■ **Data provided**:
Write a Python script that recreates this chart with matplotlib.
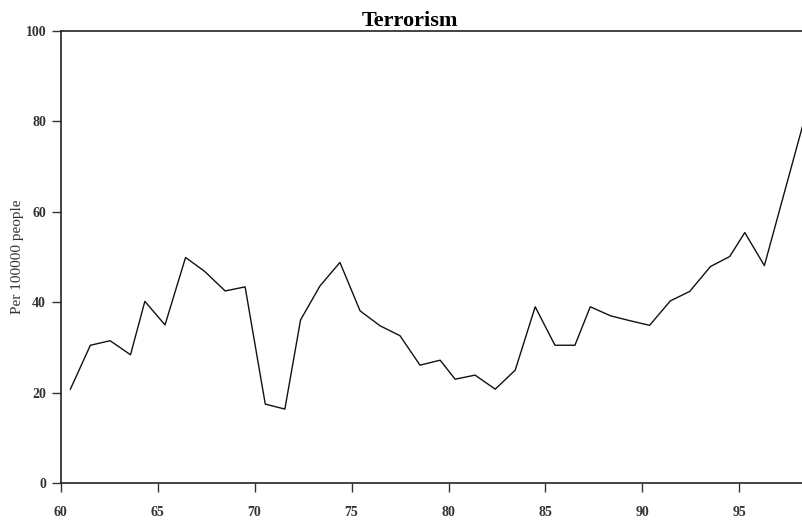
import matplotlib
matplotlib.use('Agg')
import matplotlib.pyplot as plt

# data (year - 1900, rate per 100000 people)
years = [60.50, 61.53, 62.55, 63.60, 64.34, 65.38, 66.44, 67.43, 68.48, 69.51,
         70.55, 71.56, 72.37, 73.37, 74.40, 75.44, 76.47, 77.50, 78.53, 79.57,
         80.34, 81.37, 82.41, 83.44, 84.47, 85.49, 86.52, 87.31, 88.36, 89.38,
         90.37, 91.44, 92.44, 93.51, 94.50, 95.28, 96.29, 98.25]
rate = [20.8, 30.5, 31.5, 28.4, 40.2, 35.0, 49.9, 46.8, 42.5, 43.4,
        17.5, 16.4, 36.1, 43.6, 48.8, 38.1, 34.8, 32.6, 26.1, 27.2,
        23.0, 23.9, 20.8, 25.0, 39.0, 30.5, 30.5, 39.0, 37.0, 35.9,
        34.9, 40.3, 42.4, 47.9, 50.1, 55.4, 48.1, 78.8]

x_ticks = [60, 65, 70, 75, 80, 85, 90, 95]
y_ticks = [0, 20, 40, 60, 80, 100]

fig = plt.figure(figsize=(8.02, 5.22), dpi=100)
ax = fig.add_axes([60.7 / 802, 1 - 483.3 / 522, (802 - 60.7) / 802, (483.3 - 30.7) / 522])

ax.plot(years, rate, color='#111111', linewidth=1.0)

ax.set_xlim(60, 98.23)
ax.set_ylim(0, 100)
ax.set_xticks(x_ticks)
ax.set_yticks(y_ticks)

for side in ['left', 'bottom', 'top']:
    ax.spines[side].set_linewidth(1.2)
    ax.spines[side].set_color('#222222')
ax.spines['right'].set_visible(False)

ax.tick_params(axis='both', direction='out', length=6.5, width=1.0, color='#333333',
               labelsize=10, labelcolor='#333333')
ax.tick_params(axis='y', pad=4)
ax.tick_params(axis='x', pad=10)
for lab in ax.get_xticklabels() + ax.get_yticklabels():
    lab.set_family('Liberation Serif')
    lab.set_fontweight('bold')

ax.set_ylabel('Per 100000 people', family='Liberation Serif', fontsize=11,
              color='#333333', labelpad=1)
ax.set_title('Terrorism', family='Liberation Serif', fontweight='bold', fontsize=16,
             x=(410 - 60.7) / (802 - 60.7), pad=3)

fig.savefig('out.png', dpi=100)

■ **Given instruction**: Transcribe the preceding listing in its entirety and with exact wording, leaving out pictures.

■ **Exercise answer**:
Write a Python script that recreates this chart with matplotlib.
import matplotlib
matplotlib.use('Agg')
import matplotlib.pyplot as plt

# data (year - 1900, rate per 100000 people)
years = [60.50, 61.53, 62.55, 63.60, 64.34, 65.38, 66.44, 67.43, 68.48, 69.51,
         70.55, 71.56, 72.37, 73.37, 74.40, 75.44, 76.47, 77.50, 78.53, 79.57,
         80.34, 81.37, 82.41, 83.44, 84.47, 85.49, 86.52, 87.31, 88.36, 89.38,
         90.37, 91.44, 92.44, 93.51, 94.50, 95.28, 96.29, 98.25]
rate = [20.8, 30.5, 31.5, 28.4, 40.2, 35.0, 49.9, 46.8, 42.5, 43.4,
        17.5, 16.4, 36.1, 43.6, 48.8, 38.1, 34.8, 32.6, 26.1, 27.2,
        23.0, 23.9, 20.8, 25.0, 39.0, 30.5, 30.5, 39.0, 37.0, 35.9,
        34.9, 40.3, 42.4, 47.9, 50.1, 55.4, 48.1, 78.8]

x_ticks = [60, 65, 70, 75, 80, 85, 90, 95]
y_ticks = [0, 20, 40, 60, 80, 100]

fig = plt.figure(figsize=(8.02, 5.22), dpi=100)
ax = fig.add_axes([60.7 / 802, 1 - 483.3 / 522, (802 - 60.7) / 802, (483.3 - 30.7) / 522])

ax.plot(years, rate, color='#111111', linewidth=1.0)

ax.set_xlim(60, 98.23)
ax.set_ylim(0, 100)
ax.set_xticks(x_ticks)
ax.set_yticks(y_ticks)

for side in ['left', 'bottom', 'top']:
    ax.spines[side].set_linewidth(1.2)
    ax.spines[side].set_color('#222222')
ax.spines['right'].set_visible(False)

ax.tick_params(axis='both', direction='out', length=6.5, width=1.0, color='#333333',
               labelsize=10, labelcolor='#333333')
ax.tick_params(axis='y', pad=4)
ax.tick_params(axis='x', pad=10)
for lab in ax.get_xticklabels() + ax.get_yticklabels():
    lab.set_family('Liberation Serif')
    lab.set_fontweight('bold')

ax.set_ylabel('Per 100000 people', family='Liberation Serif', fontsize=11,
              color='#333333', labelpad=1)
ax.set_title('Terrorism', family='Liberation Serif', fontweight='bold', fontsize=16,
             x=(410 - 60.7) / (802 - 60.7), pad=3)

fig.savefig('out.png', dpi=100)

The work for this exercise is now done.